### What to produce
Nothing but the lines from the top of the data to the line holding "y_ticks = [0, 10, 20, 30, 40, 50, 60, 70, 80]" should be printed, word for word and both ends included; leave the pictures out.

### Records
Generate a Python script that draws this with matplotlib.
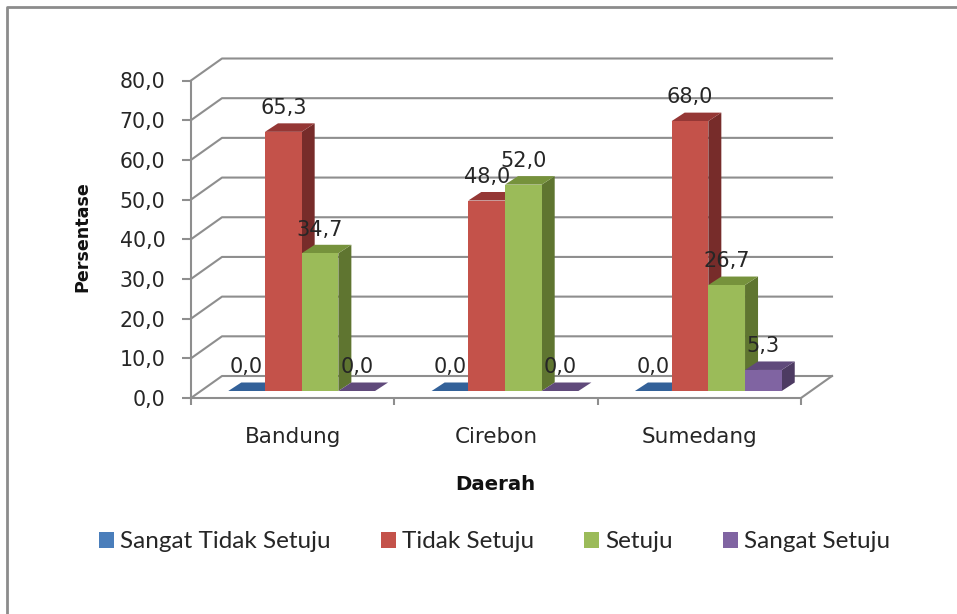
import matplotlib
matplotlib.use('Agg')
import matplotlib.pyplot as plt
from matplotlib.lines import Line2D
from matplotlib.patches import Patch, Polygon

# Data
daerah = ['Bandung', 'Cirebon', 'Sumedang']
sangat_tidak_setuju = [0.0, 0.0, 0.0]
tidak_setuju = [65.3, 48.0, 68.0]
setuju = [34.7, 52.0, 26.7]
sangat_setuju = [0.0, 0.0, 5.3]
y_ticks = [0, 10, 20, 30, 40, 50, 60, 70, 80]

names = ['Sangat Tidak Setuju', 'Tidak Setuju', 'Setuju', 'Sangat Setuju']
series = [sangat_tidak_setuju, tidak_setuju, setuju, sangat_setuju]
# front, side, top
colors = [('#4A7EBB', '#2C4D75', '#336199'),
          ('#C4524A', '#772C2A', '#953735'),
          ('#9BBB59', '#5F7530', '#76923C'),
          ('#8064A2', '#4D3B62', '#604A7B')]

W, H = 957, 614
fig = plt.figure(figsize=(W / 100, H / 100), dpi=100)

# front plane of the fake 3D box, pixel positions from the reference
left, right, bottom, top = 191, 801, 398, 80.5
ax = fig.add_axes([left / W, 1 - bottom / H, (right - left) / W, (bottom - top) / H])
ax.set_xlim(0, 3)
ax.set_ylim(0, 80)
ax.patch.set_visible(False)

# depth offsets, converted from pixels to data units
px_x = 3 / (right - left)
px_y = 80 / (bottom - top)
box_dx, box_dy = 31 * px_x, 22 * px_y
bar_dx0, bar_dy0 = 9 * px_x, 7 * px_y
bar_dx, bar_dy = 13 * px_x, 8.5 * px_y
bar_w = 36.7 * px_x

grid_color = '#8E8E8E'
text_color = '#262626'

# gridlines: diagonal on the side wall then along the back wall
for v in y_ticks:
    ax.plot([0, box_dx, 3 + box_dx], [v, v + box_dy, v + box_dy],
            color=grid_color, lw=1.5, clip_on=False, zorder=1)
ax.plot([3, 3 + box_dx], [0, box_dy], color=grid_color, lw=1.5, clip_on=False, zorder=1)

# bars
z = 3
for i, vals in enumerate(series):
    front, side, roof = colors[i]
    for j, v in enumerate(vals):
        x0 = j + 0.5 + bar_dx0 + (i - 2) * bar_w
        x1 = x0 + bar_w
        y0 = bar_dy0
        y1 = y0 + v
        if v > 0:
            ax.bar(x0, v, bar_w, bottom=y0, align='edge', color=front,
                   edgecolor='none', clip_on=False, zorder=z + 1)
            ax.add_patch(Polygon([(x1, y0), (x1 + bar_dx, y0 + bar_dy),
                                  (x1 + bar_dx, y1 + bar_dy), (x1, y1)],
                                 facecolor=side, edgecolor='none', clip_on=False, zorder=z))
        ax.add_patch(Polygon([(x0, y1), (x1, y1), (x1 + bar_dx, y1 + bar_dy),
                              (x0 + bar_dx, y1 + bar_dy)],
                             facecolor=roof, edgecolor='none', clip_on=False, zorder=z))
        ax.annotate(f'{v:.1f}'.replace('.', ','), (x0 + bar_w / 2, y1 + bar_dy),
                    xytext=(0, 11), textcoords='offset points', ha='center', va='center',
                    fontsize=15, color=text_color, zorder=20, annotation_clip=False)
    z += 2

# axes
for s in ['top', 'right']:
    ax.spines[s].set_visible(False)
for s in ['left', 'bottom']:
    ax.spines[s].set_color(grid_color)
    ax.spines[s].set_linewidth(1.5)
ax.set_yticks(y_ticks, [f'{v:.1f}'.replace('.', ',') for v in y_ticks])
ax.tick_params(axis='y', length=6.5, width=1.5, color=grid_color, pad=12,
               labelsize=14.8, labelcolor=text_color)
ax.set_xticks([0, 1, 2, 3], minor=True)
ax.set_xticks([0.5, 1.5, 2.5], daerah)
ax.tick_params(axis='x', which='major', length=0, pad=21, labelsize=15.5, labelcolor=text_color)
ax.tick_params(axis='x', which='minor', length=5, width=1.5, color=grid_color)

fig.text(82 / W, 1 - 237 / H, 'Persentase', rotation=90, ha='center', va='center',
         fontsize=12.6, fontweight='bold', color='#111111')
fig.text(495 / W, 1 - 484 / H, 'Daerah', ha='center', va='center',
         fontsize=14.2, fontweight='bold', color='#111111')

# legend
handles = [Patch(facecolor=c[0], edgecolor='none') for c in colors]
fig.legend(handles, names, ncol=4, loc='center', bbox_to_anchor=(494.5 / W, 1 - 542 / H),
           frameon=False, prop={'family': 'Lato', 'size': 17.5}, labelcolor=text_color,
           handlelength=0.62, handleheight=0.62, handletextpad=0.25, columnspacing=2.05)

# outer chart frame, open on the right and bottom
fig.add_artist(Line2D([7 / W, 7 / W, 1], [0, 1 - 7 / H, 1 - 7 / H], transform=fig.transFigure,
                      color='#8C8C8C', lw=2))

fig.savefig('out.png', dpi=100)
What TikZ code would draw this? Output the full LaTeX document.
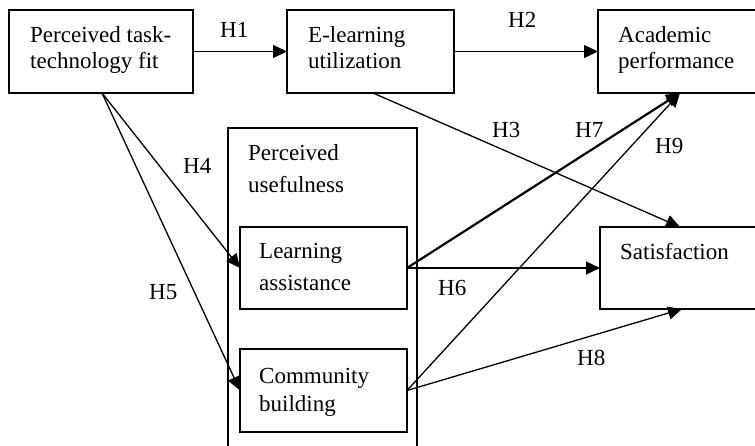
\documentclass[tikz,border=0pt]{standalone}
\usepackage{fontspec}
\setmainfont{Liberation Serif}
\usetikzlibrary{arrows.meta}
\begin{document}
\begin{tikzpicture}[x=1pt,y=-1pt,
  box/.style={draw, line width=1.4pt, rectangle, anchor=north west, inner sep=0pt, outer sep=0pt},
  txt/.style={anchor=north west, inner sep=0pt, align=left, font=\fontsize{23}{26}\selectfont},
  lab/.style={anchor=base west, inner sep=0pt, font=\fontsize{23}{26}\selectfont},
  arr/.style={line width=1.3pt, -{Triangle[length=14pt,width=13pt]}},
  thickarr/.style={line width=2.2pt, -{Triangle[length=14pt,width=13pt]}}]
\path[use as bounding box] (0,0) rectangle (755,445);
\clip (0,0) rectangle (755,445);
% boxes
\node[box, minimum width=184pt, minimum height=83pt] (pttf) at (9,10) {};
\node[box, minimum width=167pt, minimum height=83pt] (el) at (287,10) {};
\node[box, minimum width=200pt, minimum height=83pt] (ap) at (598,10) {};
\node[box, minimum width=189pt, minimum height=360pt] (pu) at (228,128) {};
\node[box, minimum width=167pt, minimum height=82pt] (la) at (240,227) {};
\node[box, minimum width=167pt, minimum height=83pt] (cb) at (240,349) {};
\node[box, minimum width=200pt, minimum height=82pt] (sat) at (600,227) {};
% texts
\node[txt] (tpttf) at (30,24.3) {\strut Perceived task-\\technology fit};
\node[txt] (tel) at (308,24.3) {\strut E-learning\\utilization};
\node[txt] (tap) at (618,23.8) {\strut Academic\\performance};
\node[txt] (tpu) at (248,141.8) {\strut Perceived\\[6pt]usefulness};
\node[txt] (tla) at (259,239.8) {\strut Learning\\[6pt]assistance};
\node[txt] (tcb) at (259,364.8) {\strut Community\\[2pt]building};
\node[txt] (tsat) at (620,240.8) {\strut Satisfaction};
% connectors
\draw[arr] (pttf.east) -- (el.west);
\draw[arr] (el.east) -- (ap.west);
\draw[arr] ([xshift=86pt]el.south west) -- ([xshift=80pt]sat.north west);
\draw[arr] ([xshift=93pt]pttf.south west) -- (la.west);
\draw[arr] ([xshift=93pt]pttf.south west) -- (cb.west);
\draw[thickarr] (la.east) -- ([xshift=82pt]ap.south west);
\draw[arr] (cb.east) -- ([xshift=82pt]ap.south west);
\draw[arr] (la.east) -- (la.east -| sat.west);
\draw[arr] (cb.east) -- ([xshift=82pt]sat.south west);
% labels
\node[lab] (h1) at (220,37) {H1};
\node[lab] (h2) at (508,27) {H2};
\node[lab] (h3) at (492,137) {H3};
\node[lab] (h4) at (183,173) {H4};
\node[lab] (h5) at (149,299) {H5};
\node[lab] (h6) at (438,295) {H6};
\node[lab] (h7) at (575,137) {H7};
\node[lab] (h8) at (577,365) {H8};
\node[lab] (h9) at (655,153) {H9};
\end{tikzpicture}
\end{document}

### Exercise output
Generate a Python script that draws this with matplotlib.
import matplotlib
matplotlib.use('Agg')
import matplotlib.pyplot as plt
from matplotlib.lines import Line2D
from matplotlib.patches import Patch, Polygon

# Data
daerah = ['Bandung', 'Cirebon', 'Sumedang']
sangat_tidak_setuju = [0.0, 0.0, 0.0]
tidak_setuju = [65.3, 48.0, 68.0]
setuju = [34.7, 52.0, 26.7]
sangat_setuju = [0.0, 0.0, 5.3]
y_ticks = [0, 10, 20, 30, 40, 50, 60, 70, 80]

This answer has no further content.